Recorded data:
— START —

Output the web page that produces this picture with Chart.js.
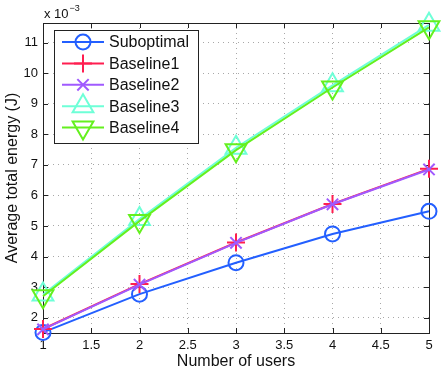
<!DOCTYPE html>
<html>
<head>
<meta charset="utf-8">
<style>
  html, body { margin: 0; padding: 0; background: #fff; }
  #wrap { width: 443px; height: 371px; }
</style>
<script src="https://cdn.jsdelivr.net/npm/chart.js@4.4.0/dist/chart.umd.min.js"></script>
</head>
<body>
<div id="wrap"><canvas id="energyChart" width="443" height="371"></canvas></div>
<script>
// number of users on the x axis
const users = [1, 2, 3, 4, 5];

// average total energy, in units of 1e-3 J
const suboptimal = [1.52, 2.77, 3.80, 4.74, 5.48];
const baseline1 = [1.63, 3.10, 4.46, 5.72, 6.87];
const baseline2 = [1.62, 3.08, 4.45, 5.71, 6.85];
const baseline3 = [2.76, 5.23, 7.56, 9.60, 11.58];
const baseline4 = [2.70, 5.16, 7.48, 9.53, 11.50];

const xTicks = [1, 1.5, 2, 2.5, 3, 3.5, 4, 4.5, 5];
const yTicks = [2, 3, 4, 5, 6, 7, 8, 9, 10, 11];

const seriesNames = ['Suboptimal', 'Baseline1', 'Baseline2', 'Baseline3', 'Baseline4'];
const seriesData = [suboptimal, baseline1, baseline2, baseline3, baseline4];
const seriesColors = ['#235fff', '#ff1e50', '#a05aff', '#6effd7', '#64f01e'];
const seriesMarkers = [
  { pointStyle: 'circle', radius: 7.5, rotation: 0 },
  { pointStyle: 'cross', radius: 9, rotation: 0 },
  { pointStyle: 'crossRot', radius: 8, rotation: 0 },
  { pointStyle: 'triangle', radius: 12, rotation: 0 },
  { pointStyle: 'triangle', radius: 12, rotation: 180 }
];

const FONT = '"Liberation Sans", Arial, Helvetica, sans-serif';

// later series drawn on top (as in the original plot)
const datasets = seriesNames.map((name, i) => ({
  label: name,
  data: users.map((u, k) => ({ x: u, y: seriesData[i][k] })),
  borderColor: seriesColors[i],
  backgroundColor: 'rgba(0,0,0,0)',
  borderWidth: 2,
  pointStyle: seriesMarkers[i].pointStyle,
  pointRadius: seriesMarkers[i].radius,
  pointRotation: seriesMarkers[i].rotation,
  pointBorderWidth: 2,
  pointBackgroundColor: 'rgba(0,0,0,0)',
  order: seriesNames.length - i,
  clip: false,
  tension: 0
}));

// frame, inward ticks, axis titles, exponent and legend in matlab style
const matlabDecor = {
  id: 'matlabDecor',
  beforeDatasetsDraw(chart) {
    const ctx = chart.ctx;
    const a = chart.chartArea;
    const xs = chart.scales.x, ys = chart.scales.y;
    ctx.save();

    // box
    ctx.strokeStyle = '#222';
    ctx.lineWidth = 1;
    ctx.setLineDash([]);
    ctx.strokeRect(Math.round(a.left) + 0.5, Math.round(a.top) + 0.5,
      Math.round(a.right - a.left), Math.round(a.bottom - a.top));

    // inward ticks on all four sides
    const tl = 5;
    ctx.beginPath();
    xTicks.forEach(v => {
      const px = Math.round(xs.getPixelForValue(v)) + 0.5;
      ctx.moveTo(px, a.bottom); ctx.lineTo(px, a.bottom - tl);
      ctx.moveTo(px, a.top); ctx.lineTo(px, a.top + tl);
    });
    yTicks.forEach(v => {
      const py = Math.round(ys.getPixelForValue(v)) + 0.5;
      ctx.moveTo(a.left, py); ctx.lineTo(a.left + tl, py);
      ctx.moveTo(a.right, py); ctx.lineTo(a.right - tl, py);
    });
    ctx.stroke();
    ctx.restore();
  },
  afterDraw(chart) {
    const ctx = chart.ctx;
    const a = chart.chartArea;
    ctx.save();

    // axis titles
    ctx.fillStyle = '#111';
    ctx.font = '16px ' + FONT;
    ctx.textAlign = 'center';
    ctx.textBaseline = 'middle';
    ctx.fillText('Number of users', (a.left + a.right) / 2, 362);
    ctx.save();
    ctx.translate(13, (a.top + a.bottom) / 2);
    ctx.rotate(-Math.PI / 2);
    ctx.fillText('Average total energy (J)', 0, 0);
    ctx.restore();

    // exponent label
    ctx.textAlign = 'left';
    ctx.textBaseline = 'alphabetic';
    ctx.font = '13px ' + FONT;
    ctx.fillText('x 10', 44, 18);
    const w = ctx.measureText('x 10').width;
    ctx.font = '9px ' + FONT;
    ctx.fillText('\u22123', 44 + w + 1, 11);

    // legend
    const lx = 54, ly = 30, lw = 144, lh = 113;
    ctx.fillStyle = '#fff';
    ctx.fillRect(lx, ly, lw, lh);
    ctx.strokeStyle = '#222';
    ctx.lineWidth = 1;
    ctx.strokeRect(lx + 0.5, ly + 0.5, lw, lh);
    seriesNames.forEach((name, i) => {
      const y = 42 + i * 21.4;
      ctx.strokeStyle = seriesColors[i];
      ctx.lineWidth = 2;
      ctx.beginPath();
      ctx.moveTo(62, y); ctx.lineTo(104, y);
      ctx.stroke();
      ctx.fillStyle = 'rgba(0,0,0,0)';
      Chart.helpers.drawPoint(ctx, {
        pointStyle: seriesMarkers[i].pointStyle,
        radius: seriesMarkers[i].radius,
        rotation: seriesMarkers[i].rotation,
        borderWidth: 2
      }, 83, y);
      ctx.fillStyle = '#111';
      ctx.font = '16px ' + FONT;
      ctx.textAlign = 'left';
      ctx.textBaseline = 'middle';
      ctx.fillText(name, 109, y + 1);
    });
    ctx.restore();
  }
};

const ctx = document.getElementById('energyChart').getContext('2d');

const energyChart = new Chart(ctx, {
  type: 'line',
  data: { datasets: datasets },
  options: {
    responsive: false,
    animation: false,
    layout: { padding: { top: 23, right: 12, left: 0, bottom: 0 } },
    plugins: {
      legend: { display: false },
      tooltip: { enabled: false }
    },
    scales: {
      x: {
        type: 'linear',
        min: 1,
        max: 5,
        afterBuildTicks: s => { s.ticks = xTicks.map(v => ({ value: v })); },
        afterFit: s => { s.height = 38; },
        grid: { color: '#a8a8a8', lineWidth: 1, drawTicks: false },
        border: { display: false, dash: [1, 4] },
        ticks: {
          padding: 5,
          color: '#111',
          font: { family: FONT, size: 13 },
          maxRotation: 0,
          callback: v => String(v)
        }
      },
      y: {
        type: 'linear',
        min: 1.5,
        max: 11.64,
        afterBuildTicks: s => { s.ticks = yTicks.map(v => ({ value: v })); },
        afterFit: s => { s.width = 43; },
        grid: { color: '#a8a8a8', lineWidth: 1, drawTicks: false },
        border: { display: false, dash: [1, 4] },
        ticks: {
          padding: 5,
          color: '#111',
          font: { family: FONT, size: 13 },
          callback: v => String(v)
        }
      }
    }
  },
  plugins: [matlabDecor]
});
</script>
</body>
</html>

— END —
— START —

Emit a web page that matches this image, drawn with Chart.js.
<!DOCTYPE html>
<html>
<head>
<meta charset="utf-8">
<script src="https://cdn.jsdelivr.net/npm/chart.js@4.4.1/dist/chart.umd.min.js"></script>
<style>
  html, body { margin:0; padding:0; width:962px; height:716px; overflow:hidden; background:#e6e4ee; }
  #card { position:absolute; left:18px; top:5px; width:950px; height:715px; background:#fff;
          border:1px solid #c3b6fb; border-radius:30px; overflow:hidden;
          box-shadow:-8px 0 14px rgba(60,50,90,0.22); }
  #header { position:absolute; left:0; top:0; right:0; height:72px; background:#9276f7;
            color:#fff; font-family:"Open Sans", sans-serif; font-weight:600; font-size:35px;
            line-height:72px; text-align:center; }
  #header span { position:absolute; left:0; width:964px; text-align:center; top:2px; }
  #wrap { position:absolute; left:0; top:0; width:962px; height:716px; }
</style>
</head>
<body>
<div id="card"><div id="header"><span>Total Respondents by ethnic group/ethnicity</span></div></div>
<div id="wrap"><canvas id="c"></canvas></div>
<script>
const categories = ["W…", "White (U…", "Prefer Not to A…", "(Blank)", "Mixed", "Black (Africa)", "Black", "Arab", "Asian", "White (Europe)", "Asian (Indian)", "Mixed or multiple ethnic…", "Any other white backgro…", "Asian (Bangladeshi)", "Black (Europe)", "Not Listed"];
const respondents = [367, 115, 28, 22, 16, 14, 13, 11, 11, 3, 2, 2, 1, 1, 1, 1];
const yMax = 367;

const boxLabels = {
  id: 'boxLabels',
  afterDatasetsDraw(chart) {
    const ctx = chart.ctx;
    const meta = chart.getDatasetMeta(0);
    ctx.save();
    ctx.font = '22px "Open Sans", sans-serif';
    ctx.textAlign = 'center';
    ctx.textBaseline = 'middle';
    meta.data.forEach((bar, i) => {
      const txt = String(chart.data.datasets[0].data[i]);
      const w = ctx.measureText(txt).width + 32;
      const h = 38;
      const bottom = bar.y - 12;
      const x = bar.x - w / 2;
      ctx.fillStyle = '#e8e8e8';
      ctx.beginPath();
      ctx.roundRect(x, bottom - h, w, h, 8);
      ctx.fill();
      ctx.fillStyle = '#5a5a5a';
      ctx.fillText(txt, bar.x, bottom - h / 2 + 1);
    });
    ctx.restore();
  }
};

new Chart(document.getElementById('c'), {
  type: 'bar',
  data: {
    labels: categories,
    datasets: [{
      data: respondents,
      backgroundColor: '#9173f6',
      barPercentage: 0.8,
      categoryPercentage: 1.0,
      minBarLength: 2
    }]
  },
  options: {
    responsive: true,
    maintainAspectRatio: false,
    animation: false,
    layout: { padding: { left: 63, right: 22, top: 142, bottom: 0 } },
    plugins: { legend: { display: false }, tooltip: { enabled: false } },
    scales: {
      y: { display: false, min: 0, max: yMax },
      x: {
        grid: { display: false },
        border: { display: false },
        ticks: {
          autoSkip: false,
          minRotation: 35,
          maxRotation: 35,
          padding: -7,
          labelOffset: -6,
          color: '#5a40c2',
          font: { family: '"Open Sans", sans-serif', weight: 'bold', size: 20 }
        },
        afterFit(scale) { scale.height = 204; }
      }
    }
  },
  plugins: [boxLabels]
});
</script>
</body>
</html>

— END —

What is expected:
Quote the data above exactly from the line with "Output the web" to the line with "Arial, Helvetica, sans-serif';", both ends counted, and nothing else. Pictures don't go in.

Result:
Output the web page that produces this picture with Chart.js.
<!DOCTYPE html>
<html>
<head>
<meta charset="utf-8">
<style>
  html, body { margin: 0; padding: 0; background: #fff; }
  #wrap { width: 443px; height: 371px; }
</style>
<script src="https://cdn.jsdelivr.net/npm/chart.js@4.4.0/dist/chart.umd.min.js"></script>
</head>
<body>
<div id="wrap"><canvas id="energyChart" width="443" height="371"></canvas></div>
<script>
// number of users on the x axis
const users = [1, 2, 3, 4, 5];

// average total energy, in units of 1e-3 J
const suboptimal = [1.52, 2.77, 3.80, 4.74, 5.48];
const baseline1 = [1.63, 3.10, 4.46, 5.72, 6.87];
const baseline2 = [1.62, 3.08, 4.45, 5.71, 6.85];
const baseline3 = [2.76, 5.23, 7.56, 9.60, 11.58];
const baseline4 = [2.70, 5.16, 7.48, 9.53, 11.50];

const xTicks = [1, 1.5, 2, 2.5, 3, 3.5, 4, 4.5, 5];
const yTicks = [2, 3, 4, 5, 6, 7, 8, 9, 10, 11];

const seriesNames = ['Suboptimal', 'Baseline1', 'Baseline2', 'Baseline3', 'Baseline4'];
const seriesData = [suboptimal, baseline1, baseline2, baseline3, baseline4];
const seriesColors = ['#235fff', '#ff1e50', '#a05aff', '#6effd7', '#64f01e'];
const seriesMarkers = [
  { pointStyle: 'circle', radius: 7.5, rotation: 0 },
  { pointStyle: 'cross', radius: 9, rotation: 0 },
  { pointStyle: 'crossRot', radius: 8, rotation: 0 },
  { pointStyle: 'triangle', radius: 12, rotation: 0 },
  { pointStyle: 'triangle', radius: 12, rotation: 180 }
];

const FONT = '"Liberation Sans", Arial, Helvetica, sans-serif';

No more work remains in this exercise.